In 2019, some BCX staff members involved in developing and implementing Unisolv resigned and joined Vexall, in which Dis-Chem is a majority shareholder.
BCX claims the resignations were orchestrated, while Vexall says the workers were either retrenched as part of a substantial cost-cutting exercise, or resigned seeking job security.
In the second half of 2019, Dis-Chem and a substantial number of other pharmacies gave notice to BCX that they would no longer procure “value added services” from the company. These comprise a wide-range of ICT services such as hardware and software installation, central patient profile hosting and inventory management services, among others.
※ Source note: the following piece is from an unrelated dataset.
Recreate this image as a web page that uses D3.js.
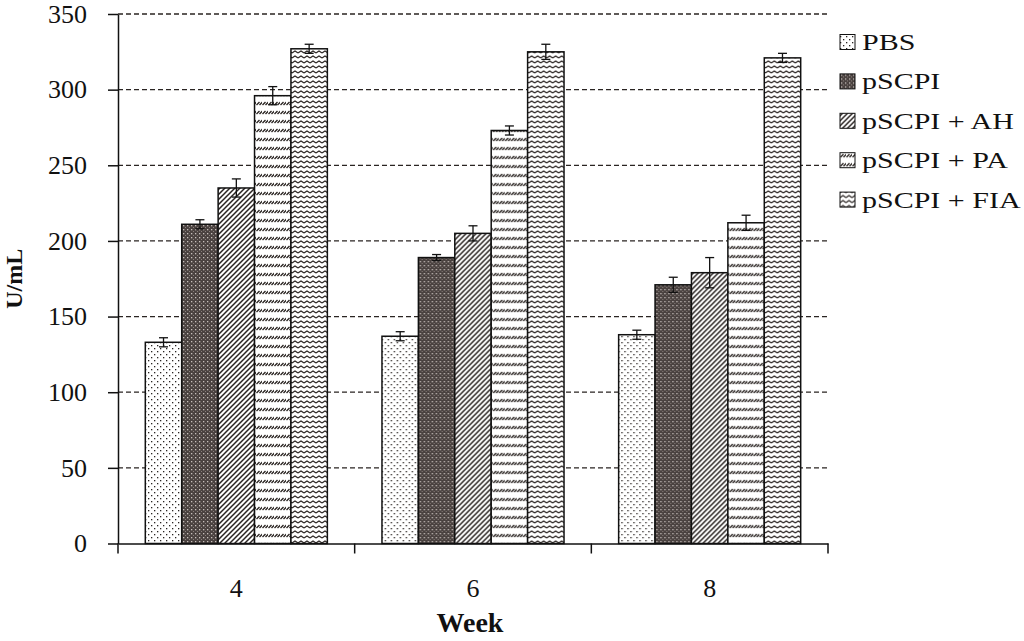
<!DOCTYPE html>
<html>
<head>
<meta charset="utf-8">
<script src="https://cdn.jsdelivr.net/npm/d3@7"></script>
<style>
  body { margin: 0; background: #fff; }
</style>
</head>
<body>
<svg id="chart" width="1024" height="641"></svg>
<script>
const weeks = ['4', '6', '8']
const groups = ['PBS', 'pSCPI', 'pSCPI + AH', 'pSCPI + PA', 'pSCPI + FIA']
const means = {
  'PBS':         [133, 137, 138],
  'pSCPI':       [211, 189, 171],
  'pSCPI + AH':  [235, 205, 179],
  'pSCPI + PA':  [296, 273, 212],
  'pSCPI + FIA': [327, 325, 321]
}
const errors = {
  'PBS':         [3, 3, 3],
  'pSCPI':       [3, 2, 5],
  'pSCPI + AH':  [6, 5, 10],
  'pSCPI + PA':  [6, 3, 5],
  'pSCPI + FIA': [3, 5, 3]
}
const yTicks = [0, 50, 100, 150, 200, 250, 300, 350]

const svg = d3.select('#chart')
const width = 1024, height = 641
const margin = { top: 14, right: 196, bottom: 97.5, left: 118 }
const serif = '"Liberation Serif", "Times New Roman", Times, serif'

// patterns
const defs = svg.append('defs')
const ink = '#2a2422'

const pDots = defs.append('pattern').attr('id', 'p0').attr('patternUnits', 'userSpaceOnUse')
  .attr('width', 6).attr('height', 6)
pDots.append('rect').attr('width', 6).attr('height', 6).attr('fill', '#fff')
pDots.append('rect').attr('x', 0).attr('y', 0).attr('width', 1.3).attr('height', 1.3).attr('fill', ink)
pDots.append('rect').attr('x', 3).attr('y', 3).attr('width', 1.3).attr('height', 1.3).attr('fill', ink)

const pDark = defs.append('pattern').attr('id', 'p1').attr('patternUnits', 'userSpaceOnUse')
  .attr('width', 4).attr('height', 4)
pDark.append('rect').attr('width', 4).attr('height', 4).attr('fill', '#4a4240')
pDark.append('rect').attr('x', 1).attr('y', 1).attr('width', 1.3).attr('height', 1.3).attr('fill', '#c8c0bc')
pDark.append('rect').attr('x', 3).attr('y', 3).attr('width', 1).attr('height', 1).attr('fill', '#8a807c')

const pDiag = defs.append('pattern').attr('id', 'p2').attr('patternUnits', 'userSpaceOnUse')
  .attr('width', 5).attr('height', 5)
pDiag.append('rect').attr('width', 5).attr('height', 5).attr('fill', '#fff')
pDiag.append('path').attr('d', 'M-1,1 L1,-1 M0,5 L5,0 M4,6 L6,4')
  .attr('stroke', ink).attr('stroke-width', 1.5)

const pDash = defs.append('pattern').attr('id', 'p3').attr('patternUnits', 'userSpaceOnUse')
  .attr('width', 6).attr('height', 9)
pDash.append('rect').attr('width', 6).attr('height', 9).attr('fill', '#fff')
pDash.append('path').attr('d', 'M0.5,6 L3.5,3 M3.5,6 L6.5,3')
  .attr('stroke', ink).attr('stroke-width', 1.4)

const pWave = defs.append('pattern').attr('id', 'p4').attr('patternUnits', 'userSpaceOnUse')
  .attr('width', 6).attr('height', 5)
pWave.append('rect').attr('width', 6).attr('height', 5).attr('fill', '#fff')
pWave.append('path').attr('d', 'M0,3 L3,1 L6,3')
  .attr('stroke', ink).attr('stroke-width', 1.1).attr('fill', 'none')

const fills = groups.map((g, i) => `url(#p${i})`)

const x0 = d3.scaleBand().domain(weeks)
  .range([margin.left, width - margin.right]).paddingInner(0).paddingOuter(0)
const x1 = d3.scaleBand().domain(groups)
  .range([0, x0.bandwidth()]).paddingInner(0).paddingOuter(0.75)
const y = d3.scaleLinear().domain([0, 350]).range([height - margin.bottom, margin.top])

// gridlines
svg.append('g')
  .selectAll('line')
  .data(yTicks.slice(1))
  .join('line')
  .attr('x1', margin.left).attr('x2', width - margin.right)
  .attr('y1', d => y(d)).attr('y2', d => y(d))
  .attr('stroke', ink).attr('stroke-width', 1.3).attr('stroke-dasharray', '5,3')

// bars
const weekG = svg.append('g')
  .selectAll('g')
  .data(weeks)
  .join('g')
  .attr('transform', d => `translate(${x0(d)},0)`)

const rows = (w, wi) => groups.map((g, gi) => ({ g, gi, v: means[g][wi], e: errors[g][wi] }))

weekG.selectAll('rect')
  .data(rows)
  .join('rect')
  .attr('x', d => x1(d.g))
  .attr('y', d => y(d.v))
  .attr('width', x1.bandwidth())
  .attr('height', d => y(0) - y(d.v))
  .attr('fill', d => fills[d.gi])
  .attr('stroke', '#111').attr('stroke-width', 1.5)

// error bars
const eb = weekG.selectAll('g.err')
  .data(rows)
  .join('g').attr('class', 'err')
  .attr('transform', d => `translate(${x1(d.g) + x1.bandwidth() / 2},0)`)
eb.append('line').attr('y1', d => y(d.v + d.e)).attr('y2', d => y(d.v - d.e))
  .attr('stroke', '#111').attr('stroke-width', 1.3)
eb.append('line').attr('x1', -4.5).attr('x2', 4.5).attr('y1', d => y(d.v + d.e)).attr('y2', d => y(d.v + d.e))
  .attr('stroke', '#111').attr('stroke-width', 1.3)
eb.append('line').attr('x1', -4.5).attr('x2', 4.5).attr('y1', d => y(d.v - d.e)).attr('y2', d => y(d.v - d.e))
  .attr('stroke', '#111').attr('stroke-width', 1.3)

// y axis
const yAxis = svg.append('g')
  .attr('transform', `translate(${margin.left},0)`)
  .call(d3.axisLeft(y).tickValues(yTicks).tickSize(10).tickPadding(21).tickSizeOuter(0))
yAxis.attr('font-family', serif)
yAxis.select('.domain').attr('stroke', '#111').attr('stroke-width', 1.5)
yAxis.selectAll('.tick line').attr('stroke', '#111').attr('stroke-width', 1.5)
yAxis.selectAll('.tick text').style('font-family', serif).style('font-size', '26px').attr('fill', '#111')

// x axis
const xAxis = svg.append('g')
  .attr('transform', `translate(0,${y(0)})`)
  .call(d3.axisBottom(x0).tickSize(0).tickPadding(35))
xAxis.attr('font-family', serif)
xAxis.select('.domain').attr('stroke', '#111').attr('stroke-width', 1.5)
xAxis.selectAll('.tick text').style('font-family', serif).style('font-size', '26px').attr('fill', '#111')
xAxis.selectAll('line.sep')
  .data(d3.range(weeks.length + 1))
  .join('line').attr('class', 'sep')
  .attr('x1', i => margin.left + i * x0.bandwidth())
  .attr('x2', i => margin.left + i * x0.bandwidth())
  .attr('y1', 0).attr('y2', 10)
  .attr('stroke', '#111').attr('stroke-width', 1.5)

// axis titles
svg.append('text')
  .attr('transform', `translate(22,${(margin.top + y(0)) / 2}) rotate(-90)`)
  .attr('text-anchor', 'middle')
  .style('font-family', serif)
  .style('font-size', '24px').style('font-weight', 'bold')
  .attr('fill', '#111')
  .text('U/mL')
svg.append('text')
  .attr('x', 470).attr('y', 632)
  .attr('text-anchor', 'middle')
  .style('font-family', serif)
  .style('font-size', '28px').style('font-weight', 'bold')
  .attr('fill', '#111')
  .text('Week')

// legend
const legend = svg.append('g').attr('transform', 'translate(840,42)')
const li = legend.selectAll('g').data(groups).join('g')
  .attr('transform', (d, i) => `translate(0,${i * 39.4})`)
li.append('rect').attr('x', 0).attr('y', -7.5).attr('width', 15).attr('height', 15)
  .attr('fill', (d, i) => fills[i]).attr('stroke', '#111').attr('stroke-width', 1)
li.append('text')
  .attr('transform', 'translate(22,8) scale(1.25,1)')
  .style('font-family', serif)
  .style('font-size', '24px')
  .attr('fill', '#111')
  .text(d => d)
</script>
</body>
</html>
BCX says some of these services are integral to the functioning of Unisolv as a whole and it would not be viable to “unbundle” these. However, it does not object to Vexall providing non-integral services. Vexall, in turn, argues that it should be able to provide all “value added services”.
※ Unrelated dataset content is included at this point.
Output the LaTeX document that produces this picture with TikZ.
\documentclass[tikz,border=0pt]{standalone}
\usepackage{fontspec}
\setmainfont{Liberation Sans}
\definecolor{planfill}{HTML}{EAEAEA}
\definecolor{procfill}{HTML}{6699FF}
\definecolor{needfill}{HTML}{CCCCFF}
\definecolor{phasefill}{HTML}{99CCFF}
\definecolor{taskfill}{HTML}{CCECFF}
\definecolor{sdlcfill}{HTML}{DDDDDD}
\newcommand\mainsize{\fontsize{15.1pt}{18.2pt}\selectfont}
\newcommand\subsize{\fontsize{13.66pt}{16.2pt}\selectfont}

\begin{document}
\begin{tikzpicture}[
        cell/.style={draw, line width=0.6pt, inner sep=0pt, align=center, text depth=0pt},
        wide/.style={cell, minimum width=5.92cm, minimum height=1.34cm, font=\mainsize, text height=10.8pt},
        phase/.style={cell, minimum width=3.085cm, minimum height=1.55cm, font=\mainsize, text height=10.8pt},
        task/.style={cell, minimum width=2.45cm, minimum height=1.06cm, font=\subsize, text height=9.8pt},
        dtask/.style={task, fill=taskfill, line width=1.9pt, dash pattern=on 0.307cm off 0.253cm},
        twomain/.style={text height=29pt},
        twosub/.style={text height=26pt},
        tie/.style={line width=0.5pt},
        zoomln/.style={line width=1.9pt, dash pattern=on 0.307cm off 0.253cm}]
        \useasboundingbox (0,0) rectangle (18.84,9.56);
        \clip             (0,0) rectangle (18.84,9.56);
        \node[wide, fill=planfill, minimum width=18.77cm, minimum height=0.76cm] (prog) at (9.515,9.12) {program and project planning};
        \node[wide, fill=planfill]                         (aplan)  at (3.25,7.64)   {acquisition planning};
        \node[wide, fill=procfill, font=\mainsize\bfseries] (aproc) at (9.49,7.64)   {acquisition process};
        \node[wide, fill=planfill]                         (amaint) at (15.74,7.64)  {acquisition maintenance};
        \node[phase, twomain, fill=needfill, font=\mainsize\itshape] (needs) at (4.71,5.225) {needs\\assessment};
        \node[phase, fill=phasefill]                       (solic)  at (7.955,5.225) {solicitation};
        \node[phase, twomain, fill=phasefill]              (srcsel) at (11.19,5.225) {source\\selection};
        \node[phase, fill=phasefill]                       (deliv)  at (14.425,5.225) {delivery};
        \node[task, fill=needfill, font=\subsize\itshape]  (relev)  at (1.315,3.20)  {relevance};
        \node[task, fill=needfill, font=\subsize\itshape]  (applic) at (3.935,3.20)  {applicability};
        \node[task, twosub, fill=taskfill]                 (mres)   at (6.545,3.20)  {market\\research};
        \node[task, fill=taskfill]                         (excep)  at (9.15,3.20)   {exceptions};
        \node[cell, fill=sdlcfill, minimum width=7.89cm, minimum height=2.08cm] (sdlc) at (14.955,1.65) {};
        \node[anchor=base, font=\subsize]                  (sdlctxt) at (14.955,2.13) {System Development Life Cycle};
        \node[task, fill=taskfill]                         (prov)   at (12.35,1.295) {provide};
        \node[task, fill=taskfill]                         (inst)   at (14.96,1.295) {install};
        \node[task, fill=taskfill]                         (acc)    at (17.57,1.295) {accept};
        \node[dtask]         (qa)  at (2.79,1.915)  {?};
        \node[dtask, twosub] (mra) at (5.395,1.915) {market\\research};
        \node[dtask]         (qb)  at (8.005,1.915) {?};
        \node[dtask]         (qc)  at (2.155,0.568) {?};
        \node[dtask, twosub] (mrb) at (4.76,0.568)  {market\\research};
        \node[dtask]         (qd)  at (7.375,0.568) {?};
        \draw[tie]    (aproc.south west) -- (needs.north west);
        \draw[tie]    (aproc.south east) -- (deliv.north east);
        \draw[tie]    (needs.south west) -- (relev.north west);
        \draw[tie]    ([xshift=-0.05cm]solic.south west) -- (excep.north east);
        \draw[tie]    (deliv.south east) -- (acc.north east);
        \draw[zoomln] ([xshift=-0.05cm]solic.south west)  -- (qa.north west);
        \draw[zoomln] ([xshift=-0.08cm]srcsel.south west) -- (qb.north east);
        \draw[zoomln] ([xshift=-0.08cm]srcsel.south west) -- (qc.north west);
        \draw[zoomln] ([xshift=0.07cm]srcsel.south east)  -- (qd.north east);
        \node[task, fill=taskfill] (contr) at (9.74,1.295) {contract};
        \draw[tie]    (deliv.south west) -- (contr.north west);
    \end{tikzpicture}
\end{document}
BCX lodged a case in the High Court in October 2019 against Vexall, Dis-Chem and 46 others (former BCX employees who are now with Vexall).
BCX’s allegations – that Vexall has acted unlawfully against BCX by illegally poaching its employees, customers and unlawfully appropriating its intellectual property in relation to Unisolv – are the subject of the case lodged in the High Court.
Vexall has lodged a complaint against BCX with the Competition Commission, accusing BCX of uncompetitive behaviour and contravening the Competition Act.
In summary, Vexall accuses BCX of being a dominant company and of “tying and bundling” i.e. forcing its customers to purchase “value added services” together with the licence in order to use the Unisolv software. It argues that this induces customers not to deal with Vexall.
The Competition Act prohibits a dominant company from selling goods or services on condition that the buyer must purchase unrelated goods or services (unless the dominant company can show pro-competitive effects which outweigh the anti-competitive effect of its conduct).
BCX denies that it is a dominant company. It also denies that it has acted anti-competitively (“tying and bundling”). In its papers before the Tribunal, it also submits that the matter before the Tribunal should be put on hold, pending the outcome of the case in the High Court.